Changing Labor Market Dynamics –
Today’s workforce is increasingly both mobile and global, meaning many managers do not physically see their employees on a daily basis. In fact, they may never see their employees in person at all. This, of course, makes tracking employees a greater challenge. Are they keeping up with their work? Are they maintaining the skills and abilities they need to stay relevant in the workplace? Using the insight provided by data analytics, companies can design more effective training programs that will provide employees with the skills needed in an ever-changing marketplace. They can also use data to determine areas for knowledge growth where new employees may be needed.
Skyrocketing Data –
There are now more sources of data at our fingertips than at any other time in history. The internet connects us all to an enormous amount of information on employee likes and dislikes, means for enhancing collaboration, and options for training and managing at a distance, just to name a few.
Rising Regulatory and Compliance Demands –
Because so much data is now available, there is an increased demand for companies to be completely transparent with the public regarding how they are running their business. Analytics allow organizations to demonstrate how they are upholding the law in their daily operations.
Shifts in Strategy –
The business world moves quickly, and companies are expected to keep up if they want to succeed. Analytics can help businesses identify skill shortages and develop strategies for keeping pace with the changing times.
Higher Employee Expectations –
When you invest in an employee, you of course want that individual to stay with your company for as long as possible. This means keeping them engaged throughout constant demands for higher productivity. With analytics, a company can better understand what drives employee turnover and identify ways to incentivize top employees to stay with the organization.
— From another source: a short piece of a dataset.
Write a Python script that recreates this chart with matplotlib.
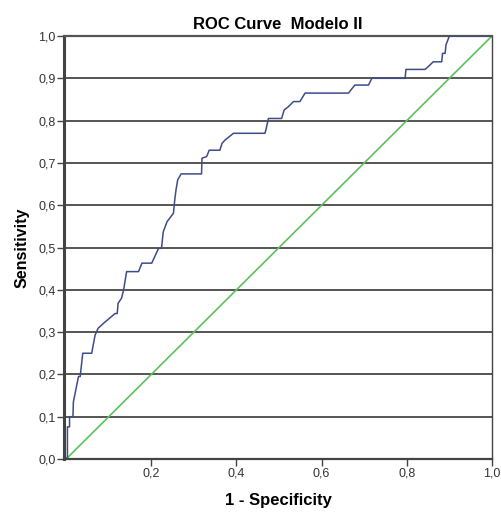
import numpy as np
import matplotlib.pyplot as plt

plt.rcParams['font.family'] = ['Liberation Sans', 'DejaVu Sans']

# ROC curve points (1 - specificity, sensitivity)
fpr = [0.0, 0.003, 0.003, 0.008, 0.008, 0.016, 0.017, 0.029, 0.033, 0.039, 0.060,
       0.068, 0.075, 0.088, 0.115, 0.120, 0.122, 0.130, 0.135, 0.142, 0.170, 0.178,
       0.201, 0.217, 0.224, 0.228, 0.237, 0.252, 0.255, 0.258, 0.262, 0.270, 0.277,
       0.318, 0.319, 0.330, 0.336, 0.361, 0.366, 0.373, 0.393, 0.467, 0.470, 0.475,
       0.506, 0.512, 0.522, 0.534, 0.549, 0.561, 0.663, 0.678, 0.710, 0.718, 0.796,
       0.798, 0.843, 0.854, 0.862, 0.882, 0.884, 0.890, 0.892, 0.900, 1.0]
tpr = [0.0, 0.005, 0.076, 0.076, 0.100, 0.100, 0.135, 0.195, 0.195, 0.250, 0.250,
       0.293, 0.309, 0.321, 0.344, 0.344, 0.368, 0.380, 0.400, 0.443, 0.443, 0.463,
       0.463, 0.498, 0.498, 0.537, 0.561, 0.581, 0.612, 0.636, 0.660, 0.674, 0.674,
       0.674, 0.711, 0.715, 0.730, 0.730, 0.746, 0.754, 0.770, 0.770, 0.782, 0.805,
       0.805, 0.825, 0.833, 0.845, 0.845, 0.865, 0.865, 0.884, 0.884, 0.900, 0.900,
       0.921, 0.921, 0.931, 0.939, 0.939, 0.959, 0.959, 0.979, 1.0, 1.0]

ref_x = [0.0, 1.0]
ref_y = [0.0, 1.0]

x_ticks = [0.2, 0.4, 0.6, 0.8, 1.0]
y_ticks = [0.0, 0.1, 0.2, 0.3, 0.4, 0.5, 0.6, 0.7, 0.8, 0.9, 1.0]

fig = plt.figure(figsize=(5.02, 5.12), dpi=100)
ax = fig.add_axes([0.1275, 0.1035, 0.8525, 0.8262])

for yv in y_ticks[1:]:
    ax.axhline(yv, color='#555555', linewidth=1.4, zorder=1)

ax.plot(ref_x, ref_y, color='#5cc15c', linewidth=1.2, zorder=2)
ax.plot(fpr, tpr, color='#3e4c8a', linewidth=1.1, zorder=3)

ax.set_xlim(-0.005, 1.0)
ax.set_ylim(0, 1.0)
ax.set_xticks(x_ticks)
ax.set_xticklabels([f'{v:.1f}'.replace('.', ',') for v in x_ticks], fontsize=9, color='#333333')
ax.set_yticks(y_ticks)
ax.set_yticklabels([f'{v:.1f}'.replace('.', ',') for v in y_ticks], fontsize=9, color='#333333')
ax.tick_params(length=5, width=1, color='#444444', pad=1)

ax.spines['left'].set_linewidth(2.2)
ax.spines['left'].set_color('#444444')
ax.spines['bottom'].set_linewidth(1.6)
ax.spines['bottom'].set_color('#444444')
ax.spines['right'].set_linewidth(1.0)
ax.spines['right'].set_color('#444444')
ax.spines['top'].set_linewidth(1.6)
ax.spines['top'].set_color('#555555')

ax.set_title('ROC Curve  Modelo II', fontsize=12, fontweight='bold', pad=5)
ax.set_xlabel('1 - Specificity', fontsize=12, fontweight='bold', labelpad=10)
ax.set_ylabel('Sensitivity', fontsize=11.5, fontweight='bold', labelpad=6)

fig.savefig('out.png', dpi=100)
Company-Wide Use of Analytics –
For some, it’s merely a matter of practicality. If the data is already there and readily available, why not use it to your organization’s advantage?
Benefits of analytics
Through the use of analytics your company will experience a variety of benefits. These include:
- The ability to improve overall organizational performance through well-informed hiring decisions.
- The capability to forecast upcoming requirements in the workforce and utilize these informed predictions to improve business performance.
- The ability to develop training sessions to optimize the talent of your employees.
- The capability to identify the reasons why your employees choose to leave and address them in order to keep your very best talent.
- The ability to better manage job applicants on the basis of their qualifications for the position for which they are applying.
- The capability to recognize the factors and signs of diminished employee satisfaction and/or productivity.
- The ability for Human Resources to demonstrate the importance of its role in helping a company achieve its goals.
Strategies for implementation
If you are ready to start incorporating data analytics into the decisions of your HR team, HR People + Strategy offers the following advice on the appropriate steps for implementation.
- First, start small. Determine your company’s top two or three most critical outcomes to focus on in the beginning. Some good starting points may include employee productivity, employee turnover, customer satisfaction, costs, and safety-related data.
- Next, determine where you will need to go to obtain the data necessary to focus on these outcomes. These data sources will be important members of your cross-functional data team. The data team you assemble should include measurement experts, key business leaders, company stakeholders, and members of your HR staff. The measurement experts will help determine the data requirements and help to analyze and interpret the data. The leaders and stakeholders are important for creating a sense of urgency within the group to move the task forward.
- Next, you will need to look at how your company is currently capturing data. This includes determining the frequency of measurement, the levels of measurement, and the individuals involved in the measurement process. What you are looking for is consistency in the data, such as it being measured at the same interval and by the same level of employee each time.
- Next, conduct your data analysis. If you do not have someone on staff with advanced knowledge of statistics, you may wish to hire a consultant to interpret the data. Here you are seeking to understand the relationship between your employees and your business outcomes, prioritize the types of interventions you wish to make, and calculate the anticipated return on your investment to determine how much money you are willing to spend on implementation of new initiatives.
- Next, you will create interventions based on the data and your desired outcomes. Focus on activities that you believe will have a measurable effect on your goals.
- After a pre-determined period of time has passed, your final step will be take measure of the outcomes. Determine whether or not your interventions produced your desired outcomes. If not, call your team together to brainstorm ways to change the nature of the interventions to be more successful in the future. From there, you will carry out a continual cycle of measuring, adjusting, and re-prioritizing the outcomes you desire for your organization.